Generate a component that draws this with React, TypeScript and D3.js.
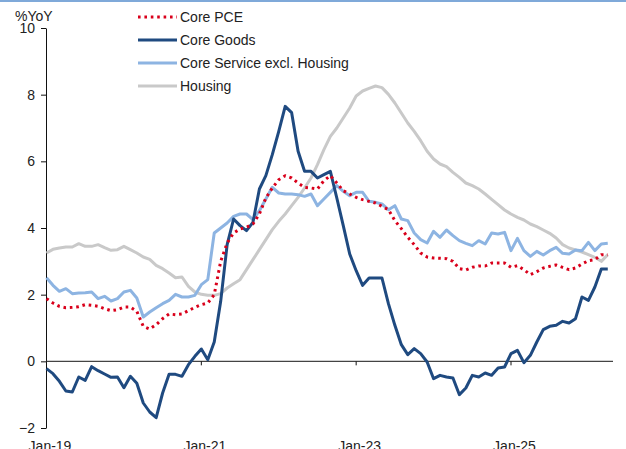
import React, { useEffect, useRef } from 'react';
import * as d3 from 'd3';

// monthly, Jan-19 onwards
const corePce = [
  1.88, 1.75, 1.65, 1.61, 1.62, 1.64, 1.7, 1.68, 1.65, 1.58, 1.52, 1.55, 1.63, 1.63, 1.5, 1.05, 0.97, 1.1,
  1.28, 1.42, 1.4, 1.42, 1.52, 1.62, 1.7, 1.75, 2.0, 3.0, 3.55, 3.85, 3.97, 4.02, 4.12, 4.42, 4.9, 5.2, 5.45,
  5.57, 5.5, 5.35, 5.22, 5.2, 5.17, 5.42, 5.57, 5.35, 5.12, 5.02, 4.92, 4.85, 4.8, 4.75, 4.65, 4.55, 4.22,
  3.98, 3.72, 3.5, 3.25, 3.13, 3.1, 3.09, 3.08, 3.0, 2.78, 2.74, 2.82, 2.86, 2.86, 2.95, 2.95, 2.95, 2.82,
  2.87, 2.75, 2.6, 2.69, 2.8, 2.85, 2.89, 2.82, 2.75, 2.8, 2.92, 3.02, 3.05, 3.2, 3.2,
];
const coreGoods = [
  -0.22, -0.37, -0.6, -0.89, -0.92, -0.47, -0.57, -0.16, -0.28, -0.38, -0.48, -0.47, -0.79, -0.45, -0.66,
  -1.25, -1.52, -1.69, -0.95, -0.39, -0.39, -0.45, -0.1, 0.15, 0.37, 0.05, 0.58, 1.8, 3.5, 4.27, 4.07, 3.92,
  4.17, 5.17, 5.57, 6.2, 6.9, 7.65, 7.46, 6.3, 5.7, 5.7, 5.5, 5.6, 5.7, 4.9, 4.07, 3.22, 2.72, 2.28, 2.5, 2.5,
  2.5, 1.73, 1.08, 0.5, 0.2, 0.38, 0.23, -0.02, -0.52, -0.42, -0.47, -0.5, -1.0, -0.8, -0.42, -0.47, -0.35,
  -0.42, -0.2, -0.17, 0.23, 0.33, -0.04, 0.18, 0.58, 0.95, 1.05, 1.08, 1.2, 1.15, 1.28, 1.93, 1.83, 2.23,
  2.77, 2.77,
];
const coreServiceExHousing = [
  2.51, 2.28, 2.1, 2.18, 2.03, 2.05, 2.06, 2.08, 1.88, 1.95, 1.81, 1.88, 2.08, 2.13, 1.9, 1.33, 1.48, 1.61,
  1.73, 1.83, 2.01, 1.93, 1.93, 1.98, 2.3, 2.45, 3.85, 4.0, 4.15, 4.35, 4.42, 4.42, 4.25, 4.52, 4.87, 5.22,
  5.05, 5.02, 5.02, 5.0, 4.95, 5.02, 4.67, 4.87, 5.07, 5.27, 5.1, 4.97, 5.07, 5.07, 4.8, 4.77, 4.72, 4.55,
  4.67, 4.27, 4.22, 3.85, 3.65, 3.55, 3.9, 3.72, 3.94, 3.77, 3.62, 3.54, 3.47, 3.62, 3.52, 3.85, 3.82, 3.87,
  3.32, 3.69, 3.32, 3.15, 3.3, 3.19, 3.32, 3.42, 3.24, 3.22, 3.34, 3.32, 3.57, 3.32, 3.52, 3.54,
];
const housing = [
  3.25, 3.36, 3.4, 3.43, 3.43, 3.53, 3.45, 3.45, 3.5, 3.41, 3.33, 3.35, 3.45, 3.35, 3.25, 3.13, 3.06, 2.88,
  2.78, 2.65, 2.51, 2.53, 2.25, 2.08, 2.01, 1.98, 1.98, 2.03, 2.2, 2.33, 2.45, 2.75, 3.05, 3.35, 3.65, 3.95,
  4.2, 4.42, 4.67, 4.92, 5.2, 5.5, 5.9, 6.35, 6.75, 7.0, 7.3, 7.6, 7.96, 8.11, 8.19, 8.26, 8.21, 8.01, 7.75,
  7.45, 7.15, 6.9, 6.62, 6.3, 6.07, 5.92, 5.84, 5.67, 5.52, 5.35, 5.27, 5.17, 5.02, 4.86, 4.7, 4.54, 4.42,
  4.32, 4.24, 4.12, 4.04, 3.94, 3.84, 3.7, 3.5, 3.4, 3.34, 3.28, 3.2, 3.12, 3.0, 3.2,
];

const xTickMonths = [0, 24, 48, 72];
const xTickLabels = ['Jan-19', 'Jan-21', 'Jan-23', 'Jan-25'];
const yTicks = [-2, 0, 2, 4, 6, 8, 10];

const width = 626,
  height = 449;

function App() {
  const svgRef = useRef(null);
  useEffect(() => {
    const svg = d3.select(svgRef.current);
    svg.selectAll('*').remove();
    const font = "'Liberation Sans', Arial, sans-serif";

    var x = d3.scaleLinear().domain([0, 72]).range([46.5, 511]);
    var y = d3.scaleLinear().domain([-2, 10]).range([428, 28]);

    // top rule
    svg
      .append('line')
      .attr('x1', 0)
      .attr('x2', width)
      .attr('y1', 1)
      .attr('y2', 1)
      .attr('stroke', '#7fa9d9')
      .attr('stroke-width', 2);

    // y axis
    svg
      .append('g')
      .attr('transform', 'translate(46,0)')
      .call(d3.axisLeft(y).tickValues(yTicks).tickSize(5).tickPadding(6).tickSizeOuter(0))
      .call(g => g.selectAll('text').attr('font-size', 14).attr('font-family', font).attr('fill', '#222'))
      .call(g => g.selectAll('line,path').attr('stroke', '#111'));

    svg
      .append('text')
      .attr('x', 15)
      .attr('y', 21)
      .attr('font-size', 14)
      .attr('font-family', font)
      .attr('fill', '#222')
      .text('%YoY');

    // zero line acts as x axis
    svg
      .append('line')
      .attr('x1', 46)
      .attr('x2', 613)
      .attr('y1', y(0))
      .attr('y2', y(0))
      .attr('stroke', '#444')
      .attr('stroke-width', 1.3);
    svg
      .selectAll('.xtick')
      .data(xTickMonths)
      .enter()
      .append('line')
      .attr('x1', d => x(d))
      .attr('x2', d => x(d))
      .attr('y1', y(0))
      .attr('y2', y(0) + 4)
      .attr('stroke', '#111');
    svg
      .selectAll('.xlab')
      .data(xTickMonths)
      .enter()
      .append('text')
      .attr('x', d => x(d) + 3.5)
      .attr('y', 451)
      .attr('text-anchor', 'middle')
      .attr('font-size', 14)
      .attr('font-family', font)
      .attr('fill', '#222')
      .text((d, i) => xTickLabels[i]);

    const line = d3
      .line<number>()
      .x((d, i) => x(i))
      .y(d => y(d));

    const series = [
      { name: 'Housing', values: housing, color: '#c9c9c9', width: 3, dash: null },
      { name: 'Core Service excl. Housing', values: coreServiceExHousing, color: '#8db4e2', width: 3, dash: null },
      { name: 'Core Goods', values: coreGoods, color: '#1f4a80', width: 3, dash: null },
      { name: 'Core PCE', values: corePce, color: '#d9001b', width: 3, dash: '2.6 3.8' },
    ];

    series.forEach(s => {
      svg
        .append('path')
        .datum(s.values)
        .attr('fill', 'none')
        .attr('stroke', s.color)
        .attr('stroke-width', s.width)
        .attr('stroke-linejoin', 'round')
        .attr('stroke-dasharray', s.dash)
        .attr('d', line);
    });

    // legend
    const legend = [series[3], series[2], series[1], series[0]];
    legend.forEach((s, i) => {
      const ly = 17 + i * 23;
      svg
        .append('line')
        .attr('x1', 138)
        .attr('x2', 177)
        .attr('y1', ly)
        .attr('y2', ly)
        .attr('stroke', s.color)
        .attr('stroke-width', s.width)
        .attr('stroke-dasharray', s.dash);
      svg
        .append('text')
        .attr('x', 180)
        .attr('y', ly + 5)
        .attr('font-size', 14)
        .attr('font-family', font)
        .attr('fill', '#222')
        .text(s.name);
    });
  }, []);
  return (
    <div style={{ position: 'absolute', left: 0, top: 0 }}>
      <svg ref={svgRef} width={width} height={height} style={{ display: 'block', background: '#fff' }} />
    </div>
  );
}

export default App;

**Problem details**
Exactly reproduce the run of lines from the start of the listing through the line with "import * as d3 from 'd3';", inclusive; pictures are not copied.

**Answer to the problem**
Generate a component that draws this with React, TypeScript and D3.js.
import React, { useEffect, useRef } from 'react';
import * as d3 from 'd3';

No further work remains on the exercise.